あらすじでざっと述べたようなお話の流れで、酷使され、搾取されているレッドたちに秘匿されていた巨大な秘密を知った時、ダロウはとある組織からの申し出を受け、レッドである自分の肉体をゴールドのそれに改造することを了承する。目的はゴールドたちのエリート養成校にエリート候補生として潜り込み、ゴールドたちの中でも高位の存在まで上りつめ、ゴールドによる支配体制を内側から破壊すること。で、この、レッドであるダロウを取り巻く環境の描写、一度は折れたダロウが新しい目的を得て自らを改造していく過程は、SFとしても普通のお話としてもかなり面白い。ただ、この面白い部分は本書の中では3割強を占めるのみ、ってのが何とも残念というか何というか。
頑張ってゴールドになりすますことに成功したダロウは、ゴールドたちのエリート候補生が火星の表面に点在する12の寮のどこかに配属され、そしてその寮同士の覇権争いのまっただ中に飛び込んでいって…、と言うのが本書のメインで、で、ここのところが、
書きすぎだろう
と思ってしまうんだった。お話の流れみたいな物は納得できるし、お話自体がつまらないとも思わない。ただ、ここでじっくり語られるのは、レッドであるダロウを絶対的な力で押さえつけてきたゴールドたちになりきることでしか生き残ることができない世界に放り込まれたダロウの物語で、それはダロウが本来一番拒否したい存在になりきっていく過程を念入りすぎるくらい念入りに描いていくことになる。

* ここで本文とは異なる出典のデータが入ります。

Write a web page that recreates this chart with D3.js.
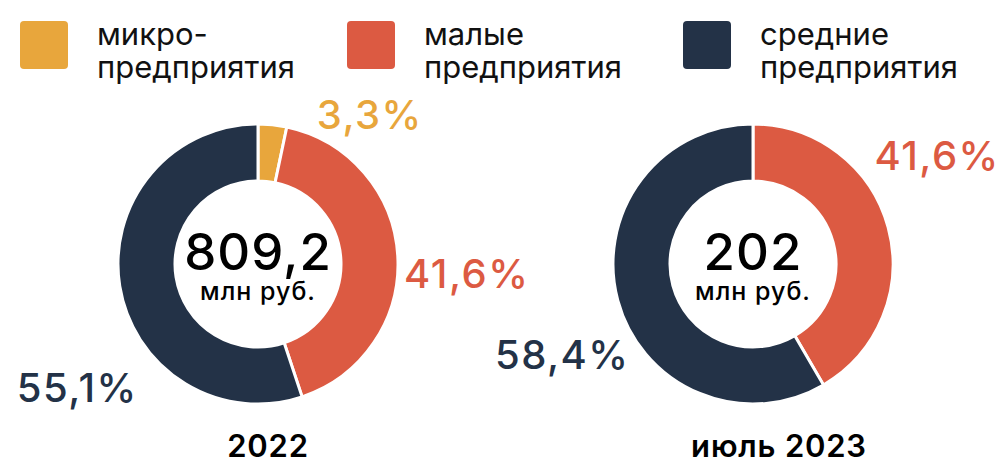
<!DOCTYPE html>
<html><head><meta charset="utf-8">
<script src="https://cdn.jsdelivr.net/npm/d3@7"></script>
<style>
html,body{margin:0;padding:0;background:#fff;}
svg{display:block;font-family:Inter,"Noto Sans",sans-serif;}
</style></head>
<body><svg id="c" width="1003" height="463"></svg>
<script>
// ---- data ----
const categories = ["микро-предприятия", "малые предприятия", "средние предприятия"];
const legendLines = [["микро-", "предприятия"], ["малые", "предприятия"], ["средние", "предприятия"]];
const periods = ["2022", "июль 2023"];
const totals = ["809,2", "202"];
const unit = "млн руб.";
const values2022 = [3.3, 41.6, 55.1];
const values2023 = [0, 41.6, 58.4];
const colors = ["#E8A63C", "#DC5A42", "#233247"];

// ---- layout ----
const svg = d3.select("#c");
const color = d3.scaleOrdinal().domain(categories).range(colors);
const xPos = d3.scalePoint().domain(periods).range([258, 753]);
const xTitle = d3.scaleOrdinal().domain(periods).range([268, 779]);
const cy = 264, rOut = 140, rIn = 83;
// label placement (polar: degrees clockwise from top, radius)
const labelPolar = {
  "2022": [[36.7, 187], [92.7, 209], [235.6, 219]],
  "июль 2023": [null, [59.4, 214], [244.7, 211]]
};

// legend
const legendX = d3.scaleOrdinal().domain(categories).range([20, 347, 683]);
const lg = svg.selectAll("g.leg").data(categories).join("g")
  .attr("transform", d => `translate(${legendX(d)},21)`);
lg.append("rect").attr("width", 48).attr("height", 48).attr("rx", 4)
  .attr("fill", d => color(d));
lg.each(function(d, i) {
  const t = d3.select(this).append("text").attr("font-size", 31)
    .attr("fill", "#111").attr("font-weight", 400);
  legendLines[i].forEach((l, j) => t.append("tspan").attr("x", 77).attr("y", 24 + j * 33).text(l));
});

const pie = d3.pie().sort(null).value(d => d);
const arc = d3.arc().innerRadius(rIn).outerRadius(rOut);
const fmt = v => String(v).replace(".", ",") + "%";

[values2022, values2023].forEach((vals, k) => {
  const p = periods[k];
  const g = svg.append("g").attr("transform", `translate(${xPos(p)},${cy})`);
  const arcs = pie(vals);
  g.selectAll("path").data(arcs.filter(a => a.data > 0)).join("path")
    .attr("d", arc)
    .attr("fill", a => colors[a.index])
    .attr("stroke", "#fff").attr("stroke-width", 3).attr("stroke-linejoin", "round");
  arcs.forEach((a, i) => {
    if (a.data <= 0) return;
    const pol = labelPolar[p][i];
    const th = pol[0] * Math.PI / 180;
    g.append("text")
      .attr("x", pol[1] * Math.sin(th)).attr("y", -pol[1] * Math.cos(th))
      .attr("text-anchor", "middle").attr("dominant-baseline", "central")
      .attr("font-size", 40).attr("font-weight", 500).attr("letter-spacing", 1.5)
      .attr("fill", colors[i])
      .text(fmt(a.data));
  });
  g.append("text").attr("text-anchor", "middle").attr("y", 6)
    .attr("font-size", 51).attr("font-weight", 500).attr("letter-spacing", 1)
    .attr("fill", "#000").text(totals[k]);
  g.append("text").attr("text-anchor", "middle").attr("y", 36)
    .attr("font-size", 25).attr("font-weight", 500).attr("letter-spacing", 1)
    .attr("fill", "#000").text(unit);
  svg.append("text").attr("x", xTitle(p)).attr("y", 457).attr("text-anchor", "middle")
    .attr("font-size", 31).attr("font-weight", 600).attr("letter-spacing", 0.8)
    .attr("fill", "#000").text(p);
});
</script></body></html>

それはお話の流れ上不可欠なものであるというのは理解できるけど、読んでて気分が良いものではないわいな。
もちろんこの気分悪い展開があるから、ラストの次巻への希望を持たせるシーンが活きるわけで、そこは判るけどやっぱちょっと念が入りすぎだよなあと思う。ここをもうちょっと刈ってくれたら、素直に次巻を楽しみに待とうって気になったのではなかろうか。あ、言い忘れてましたけどこれ、三部作なんだそうです(w。
内田昌之さんの訳者あとがきで、続くお話は宇宙が舞台になるってことで、辛うじて興味は持続してるかもしれない。続きが出たら読みたいと思ってますが、ちゃんと続いてくれるかなあ…。